REQUIREMENTS | Scan the entries below and count the lines holding the string "this". Supply only the number.

/---

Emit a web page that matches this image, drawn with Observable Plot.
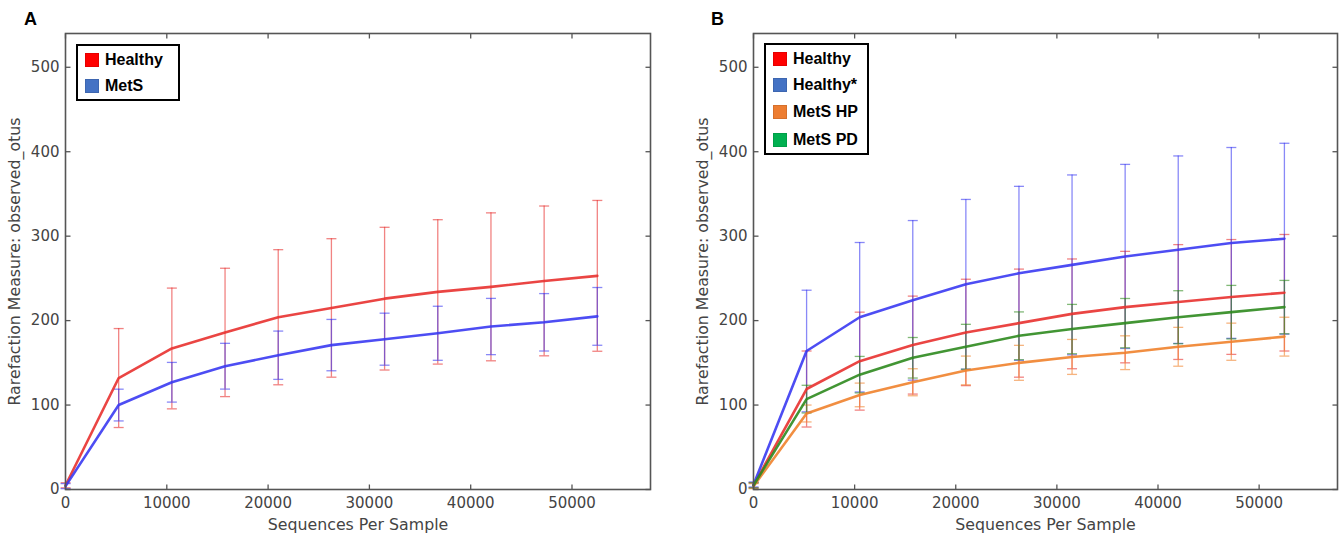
<!DOCTYPE html>
<html>
<head>
<meta charset="utf-8">
<script src="https://cdn.jsdelivr.net/npm/d3@7"></script>
<script src="https://cdn.jsdelivr.net/npm/@observablehq/plot@0.6"></script>
<style>
  html, body { margin: 0; padding: 0; background: #fff; }
  #wrap { position: relative; width: 1344px; height: 534px; overflow: hidden; }
  .panel { position: absolute; top: 0; }
  .panel g[aria-label="x-axis label"] text, .panel g[aria-label="y-axis label"] text { font-size: 15.8px; }
  .letter { position: absolute; font-family: "Liberation Sans", Arial, sans-serif; font-weight: bold; font-size: 18px; color: #000; }
  .legend { position: absolute; box-sizing: border-box; border: 2px solid #000; background: #fff; padding-top: 1px;
            font-family: "Liberation Sans", Arial, sans-serif; font-weight: bold; font-size: 16px; color: #000; }
  .legend .row { position: relative; display: flex; align-items: center; }
  .legend .sw { position: absolute; left: 7px; width: 14px; height: 14px; box-sizing: border-box; }
  .legend .lb { position: absolute; left: 27px; white-space: nowrap; }
</style>
</head>
<body>
<div id="wrap"></div>
<script>
// ---------- data ----------
const depths = [10, 5250, 10500, 15750, 21000, 26250, 31500, 36750, 42000, 47250, 52500];
const xTicks = [0, 10000, 20000, 30000, 40000, 50000];
const yTicks = [0, 100, 200, 300, 400, 500];

// Panel A
const healthyA_mean = [5, 132, 167, 186, 204, 215, 226, 234, 240, 247, 253];
const healthyA_sd   = [3, 58.6, 71.5, 76, 80, 82, 84.5, 85.5, 87.6, 88.7, 89.3];
const metsA_mean    = [4, 100, 127, 146, 159, 171, 178, 185, 193, 198, 205];
const metsA_sd      = [3, 18.8, 23.5, 27.1, 28.6, 30.4, 30.8, 32, 33.3, 34, 34.2];

// Panel B
const healthyB_mean    = [5, 119, 152, 171, 186, 197, 208, 216, 222, 228, 233];
const healthyB_sd      = [3, 45, 58, 58, 63, 64, 65, 66, 68, 68, 69];
const healthyStar_mean = [6, 164, 204, 224, 243, 256, 266, 276, 284, 292, 297];
const healthyStar_sd   = [3, 72, 88.5, 94.5, 100.5, 103, 106.5, 109, 111, 113, 113];
const metsHP_mean      = [4, 90, 112, 127, 141, 150, 157, 162, 169, 175, 181];
const metsHP_sd        = [3, 10, 14, 16, 17, 20.7, 20.7, 20, 23, 22, 23];
const metsPD_mean      = [5, 107, 136, 156, 169, 182, 190, 197, 204, 210, 216];
const metsPD_sd        = [3, 16.4, 21.6, 24, 26.6, 28.3, 29.2, 29.2, 31.4, 31.7, 31.6];

const legendA = ["Healthy", "MetS"];
const legendB = ["Healthy", "Healthy*", "MetS HP", "MetS PD"];
const swatchColors = {"Healthy": "#ff0000", "MetS": "#4472c4", "Healthy*": "#4472c4", "MetS HP": "#ed7d31", "MetS PD": "#00b050"};

const RED = "#e8312f", BLUE = "#3a3af2", GREEN = "#2e8a1e", ORANGE = "#f0822c";

function rows(mean, sd) {
  return depths.map((x, i) => ({x, mean: mean[i], lo: mean[i] - sd[i], hi: mean[i] + sd[i]}));
}

const seriesA = [
  {name: "Healthy", color: RED, data: rows(healthyA_mean, healthyA_sd)},
  {name: "MetS", color: BLUE, data: rows(metsA_mean, metsA_sd)}
];
const seriesB = [
  {name: "Healthy", color: RED, data: rows(healthyB_mean, healthyB_sd)},
  {name: "Healthy*", color: BLUE, data: rows(healthyStar_mean, healthyStar_sd)},
  {name: "MetS HP", color: ORANGE, data: rows(metsHP_mean, metsHP_sd)},
  {name: "MetS PD", color: GREEN, data: rows(metsPD_mean, metsPD_sd)}
];

// ---------- symbols ----------
const capSym = {draw(ctx) { ctx.moveTo(-5, 0); ctx.lineTo(5, 0); }};
const tUp = {draw(ctx) { ctx.moveTo(0, 0); ctx.lineTo(0, -5); }};
const tDown = {draw(ctx) { ctx.moveTo(0, 0); ctx.lineTo(0, 5); }};
const tRight = {draw(ctx) { ctx.moveTo(0, 0); ctx.lineTo(5, 0); }};
const tLeft = {draw(ctx) { ctx.moveTo(0, 0); ctx.lineTo(-5, 0); }};

const AX = "#555";

function makePanel(series, width, marginLeft, marginRight) {
  const marks = [];
  for (const s of series) {
    marks.push(Plot.ruleX(s.data, {x: "x", y1: "lo", y2: "hi", stroke: s.color, strokeOpacity: 0.6, strokeWidth: 1.3}));
    marks.push(Plot.dot(s.data, {x: "x", y: "lo", symbol: capSym, stroke: s.color, fill: "none", strokeOpacity: 0.6, strokeWidth: 1.3}));
    marks.push(Plot.dot(s.data, {x: "x", y: "hi", symbol: capSym, stroke: s.color, fill: "none", strokeOpacity: 0.6, strokeWidth: 1.3}));
  }
  for (const s of series) {
    marks.push(Plot.line(s.data, {x: "x", y: "mean", stroke: s.color, strokeWidth: 2.6, strokeOpacity: 0.9}));
  }
  marks.push(Plot.frame({stroke: AX, strokeWidth: 1.6}));
  marks.push(Plot.dot(xTicks, {x: d => d, frameAnchor: "bottom", symbol: tUp, stroke: AX, fill: "none", strokeWidth: 1.3}));
  marks.push(Plot.dot(xTicks, {x: d => d, frameAnchor: "top", symbol: tDown, stroke: AX, fill: "none", strokeWidth: 1.3}));
  marks.push(Plot.dot(yTicks, {y: d => d, frameAnchor: "left", symbol: tRight, stroke: AX, fill: "none", strokeWidth: 1.3}));
  marks.push(Plot.dot(yTicks, {y: d => d, frameAnchor: "right", symbol: tLeft, stroke: AX, fill: "none", strokeWidth: 1.3}));
  marks.push(Plot.axisX({ticks: xTicks, tickSize: 0, tickPadding: 8, tickFormat: d3.format("d"),
    label: "Sequences Per Sample", labelAnchor: "center", labelOffset: 40, labelArrow: "none", fill: "#444"}));
  marks.push(Plot.axisY({ticks: yTicks, tickSize: 0, tickPadding: 6, tickFormat: d3.format("d"),
    label: "Rarefaction Measure: observed_otus", labelAnchor: "center", labelOffset: 57, labelArrow: "none", fill: "#444"}));
  return Plot.plot({
    width, height: 534,
    marginTop: 33, marginBottom: 45, marginLeft, marginRight,
    x: {domain: [0, 57750]},
    y: {domain: [0, 540]},
    style: {fontFamily: "DejaVu Sans, sans-serif", fontSize: "15px", color: "#444", background: "transparent", overflow: "visible"},
    marks
  });
}

const wrap = document.getElementById("wrap");

function place(el, left) {
  el.classList.add("panel");
  el.style.left = left + "px";
  wrap.appendChild(el);
}

place(makePanel(seriesA, 680, 65, 30), 0);
place(makePanel(seriesB, 664, 73, 7), 680);

function letter(t, left, top) {
  const d = document.createElement("div");
  d.className = "letter";
  d.textContent = t;
  d.style.left = left + "px";
  d.style.top = top + "px";
  wrap.appendChild(d);
}
letter("A", 24, 9);
letter("B", 711, 9);

function legend(items, left, top, width, rowHeights) {
  const box = document.createElement("div");
  box.className = "legend";
  box.style.left = left + "px";
  box.style.top = top + "px";
  box.style.width = width + "px";
  items.forEach((name, i) => {
    const r = document.createElement("div");
    r.className = "row";
    r.style.height = rowHeights[i] + "px";
    const sw = document.createElement("div");
    sw.className = "sw";
    sw.style.background = swatchColors[name];
    sw.style.border = "1px solid " + d3.color(swatchColors[name]).darker(0.3);
    const lb = document.createElement("div");
    lb.className = "lb";
    lb.textContent = name;
    r.appendChild(sw);
    r.appendChild(lb);
    box.appendChild(r);
  });
  wrap.appendChild(box);
}
legend(legendA, 76, 44, 104, [26, 26]);
legend(legendB, 764, 43, 105, [26, 26, 28, 27]);
</script>
</body>
</html>
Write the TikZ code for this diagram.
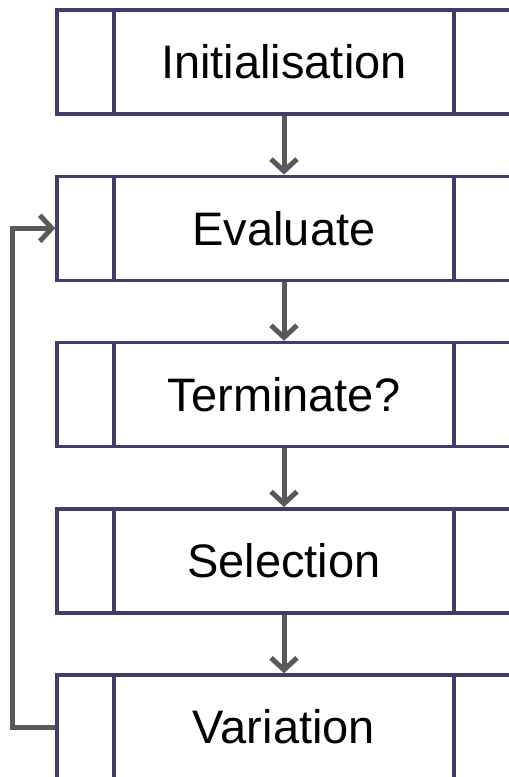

\---

WRITTEN RESPONSE | 2